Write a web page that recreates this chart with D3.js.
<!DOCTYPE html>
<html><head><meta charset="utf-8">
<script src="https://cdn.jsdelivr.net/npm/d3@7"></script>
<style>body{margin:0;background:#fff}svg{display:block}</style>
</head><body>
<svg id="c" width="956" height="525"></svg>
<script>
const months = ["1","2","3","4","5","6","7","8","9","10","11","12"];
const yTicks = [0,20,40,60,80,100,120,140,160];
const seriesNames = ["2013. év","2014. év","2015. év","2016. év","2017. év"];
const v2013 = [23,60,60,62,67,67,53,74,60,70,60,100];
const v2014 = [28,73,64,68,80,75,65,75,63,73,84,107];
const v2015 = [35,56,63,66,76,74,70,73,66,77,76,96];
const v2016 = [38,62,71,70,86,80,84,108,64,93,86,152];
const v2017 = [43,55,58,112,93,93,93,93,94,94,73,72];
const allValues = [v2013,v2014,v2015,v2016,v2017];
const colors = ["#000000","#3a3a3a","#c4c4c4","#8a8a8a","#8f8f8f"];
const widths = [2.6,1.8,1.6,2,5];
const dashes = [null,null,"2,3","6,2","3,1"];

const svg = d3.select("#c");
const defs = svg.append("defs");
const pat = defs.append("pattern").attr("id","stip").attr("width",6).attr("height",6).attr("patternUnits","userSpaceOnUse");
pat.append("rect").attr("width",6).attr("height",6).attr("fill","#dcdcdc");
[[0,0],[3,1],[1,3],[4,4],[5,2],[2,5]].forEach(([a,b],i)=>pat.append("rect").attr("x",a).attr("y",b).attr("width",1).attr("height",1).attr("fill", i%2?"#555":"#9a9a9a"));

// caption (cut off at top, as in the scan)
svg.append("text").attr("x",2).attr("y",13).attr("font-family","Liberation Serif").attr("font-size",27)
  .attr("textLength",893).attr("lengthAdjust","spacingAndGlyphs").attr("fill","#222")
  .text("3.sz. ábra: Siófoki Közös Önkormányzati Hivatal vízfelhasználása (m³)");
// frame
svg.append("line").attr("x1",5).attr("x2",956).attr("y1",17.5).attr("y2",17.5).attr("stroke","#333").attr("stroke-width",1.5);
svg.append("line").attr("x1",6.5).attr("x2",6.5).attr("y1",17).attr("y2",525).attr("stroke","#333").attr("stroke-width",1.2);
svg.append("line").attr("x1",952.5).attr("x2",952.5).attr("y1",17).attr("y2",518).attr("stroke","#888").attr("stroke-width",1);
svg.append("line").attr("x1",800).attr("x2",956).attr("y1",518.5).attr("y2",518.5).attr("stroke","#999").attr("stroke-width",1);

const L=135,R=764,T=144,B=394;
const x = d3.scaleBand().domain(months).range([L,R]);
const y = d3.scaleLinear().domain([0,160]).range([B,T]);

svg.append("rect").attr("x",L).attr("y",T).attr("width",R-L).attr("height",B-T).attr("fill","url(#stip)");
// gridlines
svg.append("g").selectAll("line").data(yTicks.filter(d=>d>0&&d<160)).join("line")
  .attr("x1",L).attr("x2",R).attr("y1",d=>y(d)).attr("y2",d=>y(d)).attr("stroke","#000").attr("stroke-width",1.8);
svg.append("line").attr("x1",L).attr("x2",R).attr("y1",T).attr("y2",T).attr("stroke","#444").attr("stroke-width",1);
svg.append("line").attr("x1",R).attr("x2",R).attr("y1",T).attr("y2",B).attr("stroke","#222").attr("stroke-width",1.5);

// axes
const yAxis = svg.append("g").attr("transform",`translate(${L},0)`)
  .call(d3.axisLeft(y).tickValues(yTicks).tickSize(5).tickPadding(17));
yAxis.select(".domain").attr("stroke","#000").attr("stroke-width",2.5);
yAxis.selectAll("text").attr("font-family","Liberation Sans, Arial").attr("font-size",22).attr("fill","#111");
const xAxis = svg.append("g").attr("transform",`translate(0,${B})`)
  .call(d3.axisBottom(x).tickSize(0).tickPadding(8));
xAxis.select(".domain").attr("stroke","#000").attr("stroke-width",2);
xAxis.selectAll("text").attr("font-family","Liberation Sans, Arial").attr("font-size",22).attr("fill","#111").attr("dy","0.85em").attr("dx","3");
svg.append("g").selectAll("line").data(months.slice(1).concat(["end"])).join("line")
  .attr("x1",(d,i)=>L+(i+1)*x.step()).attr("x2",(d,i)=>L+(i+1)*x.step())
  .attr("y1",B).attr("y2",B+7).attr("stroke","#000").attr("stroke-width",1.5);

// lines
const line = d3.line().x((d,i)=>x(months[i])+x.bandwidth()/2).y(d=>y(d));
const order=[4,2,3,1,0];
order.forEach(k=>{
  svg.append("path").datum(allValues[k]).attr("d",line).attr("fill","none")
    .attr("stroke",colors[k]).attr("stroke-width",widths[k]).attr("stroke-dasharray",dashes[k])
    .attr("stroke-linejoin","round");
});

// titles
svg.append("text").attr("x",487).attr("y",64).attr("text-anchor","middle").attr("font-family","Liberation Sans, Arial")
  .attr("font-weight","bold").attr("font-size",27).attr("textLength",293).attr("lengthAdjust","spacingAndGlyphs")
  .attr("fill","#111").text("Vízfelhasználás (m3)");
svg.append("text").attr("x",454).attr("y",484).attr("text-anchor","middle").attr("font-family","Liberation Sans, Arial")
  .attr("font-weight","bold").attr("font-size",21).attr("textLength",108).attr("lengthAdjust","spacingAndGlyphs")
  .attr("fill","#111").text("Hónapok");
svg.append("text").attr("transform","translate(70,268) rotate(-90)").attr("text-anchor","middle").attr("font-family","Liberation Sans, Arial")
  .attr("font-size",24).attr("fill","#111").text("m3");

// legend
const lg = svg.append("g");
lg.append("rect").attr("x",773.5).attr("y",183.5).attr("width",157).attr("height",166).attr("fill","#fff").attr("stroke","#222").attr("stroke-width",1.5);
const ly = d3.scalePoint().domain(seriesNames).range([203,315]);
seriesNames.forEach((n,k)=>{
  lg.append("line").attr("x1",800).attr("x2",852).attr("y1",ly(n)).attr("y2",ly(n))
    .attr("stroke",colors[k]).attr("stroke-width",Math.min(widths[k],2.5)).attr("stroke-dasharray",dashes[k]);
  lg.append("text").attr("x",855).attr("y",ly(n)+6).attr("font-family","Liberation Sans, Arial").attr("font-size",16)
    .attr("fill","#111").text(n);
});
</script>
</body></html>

━━━━━━━━━━

*YOUR INSTRUCTIONS*:
Copy out the whole listing, exactly as written.

*OUTPUT FOR THIS TASK*:
Write a web page that recreates this chart with D3.js.
<!DOCTYPE html>
<html><head><meta charset="utf-8">
<script src="https://cdn.jsdelivr.net/npm/d3@7"></script>
<style>body{margin:0;background:#fff}svg{display:block}</style>
</head><body>
<svg id="c" width="956" height="525"></svg>
<script>
const months = ["1","2","3","4","5","6","7","8","9","10","11","12"];
const yTicks = [0,20,40,60,80,100,120,140,160];
const seriesNames = ["2013. év","2014. év","2015. év","2016. év","2017. év"];
const v2013 = [23,60,60,62,67,67,53,74,60,70,60,100];
const v2014 = [28,73,64,68,80,75,65,75,63,73,84,107];
const v2015 = [35,56,63,66,76,74,70,73,66,77,76,96];
const v2016 = [38,62,71,70,86,80,84,108,64,93,86,152];
const v2017 = [43,55,58,112,93,93,93,93,94,94,73,72];
const allValues = [v2013,v2014,v2015,v2016,v2017];
const colors = ["#000000","#3a3a3a","#c4c4c4","#8a8a8a","#8f8f8f"];
const widths = [2.6,1.8,1.6,2,5];
const dashes = [null,null,"2,3","6,2","3,1"];

const svg = d3.select("#c");
const defs = svg.append("defs");
const pat = defs.append("pattern").attr("id","stip").attr("width",6).attr("height",6).attr("patternUnits","userSpaceOnUse");
pat.append("rect").attr("width",6).attr("height",6).attr("fill","#dcdcdc");
[[0,0],[3,1],[1,3],[4,4],[5,2],[2,5]].forEach(([a,b],i)=>pat.append("rect").attr("x",a).attr("y",b).attr("width",1).attr("height",1).attr("fill", i%2?"#555":"#9a9a9a"));

// caption (cut off at top, as in the scan)
svg.append("text").attr("x",2).attr("y",13).attr("font-family","Liberation Serif").attr("font-size",27)
  .attr("textLength",893).attr("lengthAdjust","spacingAndGlyphs").attr("fill","#222")
  .text("3.sz. ábra: Siófoki Közös Önkormányzati Hivatal vízfelhasználása (m³)");
// frame
svg.append("line").attr("x1",5).attr("x2",956).attr("y1",17.5).attr("y2",17.5).attr("stroke","#333").attr("stroke-width",1.5);
svg.append("line").attr("x1",6.5).attr("x2",6.5).attr("y1",17).attr("y2",525).attr("stroke","#333").attr("stroke-width",1.2);
svg.append("line").attr("x1",952.5).attr("x2",952.5).attr("y1",17).attr("y2",518).attr("stroke","#888").attr("stroke-width",1);
svg.append("line").attr("x1",800).attr("x2",956).attr("y1",518.5).attr("y2",518.5).attr("stroke","#999").attr("stroke-width",1);

const L=135,R=764,T=144,B=394;
const x = d3.scaleBand().domain(months).range([L,R]);
const y = d3.scaleLinear().domain([0,160]).range([B,T]);

svg.append("rect").attr("x",L).attr("y",T).attr("width",R-L).attr("height",B-T).attr("fill","url(#stip)");
// gridlines
svg.append("g").selectAll("line").data(yTicks.filter(d=>d>0&&d<160)).join("line")
  .attr("x1",L).attr("x2",R).attr("y1",d=>y(d)).attr("y2",d=>y(d)).attr("stroke","#000").attr("stroke-width",1.8);
svg.append("line").attr("x1",L).attr("x2",R).attr("y1",T).attr("y2",T).attr("stroke","#444").attr("stroke-width",1);
svg.append("line").attr("x1",R).attr("x2",R).attr("y1",T).attr("y2",B).attr("stroke","#222").attr("stroke-width",1.5);

// axes
const yAxis = svg.append("g").attr("transform",`translate(${L},0)`)
  .call(d3.axisLeft(y).tickValues(yTicks).tickSize(5).tickPadding(17));
yAxis.select(".domain").attr("stroke","#000").attr("stroke-width",2.5);
yAxis.selectAll("text").attr("font-family","Liberation Sans, Arial").attr("font-size",22).attr("fill","#111");
const xAxis = svg.append("g").attr("transform",`translate(0,${B})`)
  .call(d3.axisBottom(x).tickSize(0).tickPadding(8));
xAxis.select(".domain").attr("stroke","#000").attr("stroke-width",2);
xAxis.selectAll("text").attr("font-family","Liberation Sans, Arial").attr("font-size",22).attr("fill","#111").attr("dy","0.85em").attr("dx","3");
svg.append("g").selectAll("line").data(months.slice(1).concat(["end"])).join("line")
  .attr("x1",(d,i)=>L+(i+1)*x.step()).attr("x2",(d,i)=>L+(i+1)*x.step())
  .attr("y1",B).attr("y2",B+7).attr("stroke","#000").attr("stroke-width",1.5);

// lines
const line = d3.line().x((d,i)=>x(months[i])+x.bandwidth()/2).y(d=>y(d));
const order=[4,2,3,1,0];
order.forEach(k=>{
  svg.append("path").datum(allValues[k]).attr("d",line).attr("fill","none")
    .attr("stroke",colors[k]).attr("stroke-width",widths[k]).attr("stroke-dasharray",dashes[k])
    .attr("stroke-linejoin","round");
});

// titles
svg.append("text").attr("x",487).attr("y",64).attr("text-anchor","middle").attr("font-family","Liberation Sans, Arial")
  .attr("font-weight","bold").attr("font-size",27).attr("textLength",293).attr("lengthAdjust","spacingAndGlyphs")
  .attr("fill","#111").text("Vízfelhasználás (m3)");
svg.append("text").attr("x",454).attr("y",484).attr("text-anchor","middle").attr("font-family","Liberation Sans, Arial")
  .attr("font-weight","bold").attr("font-size",21).attr("textLength",108).attr("lengthAdjust","spacingAndGlyphs")
  .attr("fill","#111").text("Hónapok");
svg.append("text").attr("transform","translate(70,268) rotate(-90)").attr("text-anchor","middle").attr("font-family","Liberation Sans, Arial")
  .attr("font-size",24).attr("fill","#111").text("m3");

// legend
const lg = svg.append("g");
lg.append("rect").attr("x",773.5).attr("y",183.5).attr("width",157).attr("height",166).attr("fill","#fff").attr("stroke","#222").attr("stroke-width",1.5);
const ly = d3.scalePoint().domain(seriesNames).range([203,315]);
seriesNames.forEach((n,k)=>{
  lg.append("line").attr("x1",800).attr("x2",852).attr("y1",ly(n)).attr("y2",ly(n))
    .attr("stroke",colors[k]).attr("stroke-width",Math.min(widths[k],2.5)).attr("stroke-dasharray",dashes[k]);
  lg.append("text").attr("x",855).attr("y",ly(n)+6).attr("font-family","Liberation Sans, Arial").attr("font-size",16)
    .attr("fill","#111").text(n);
});
</script>
</body></html>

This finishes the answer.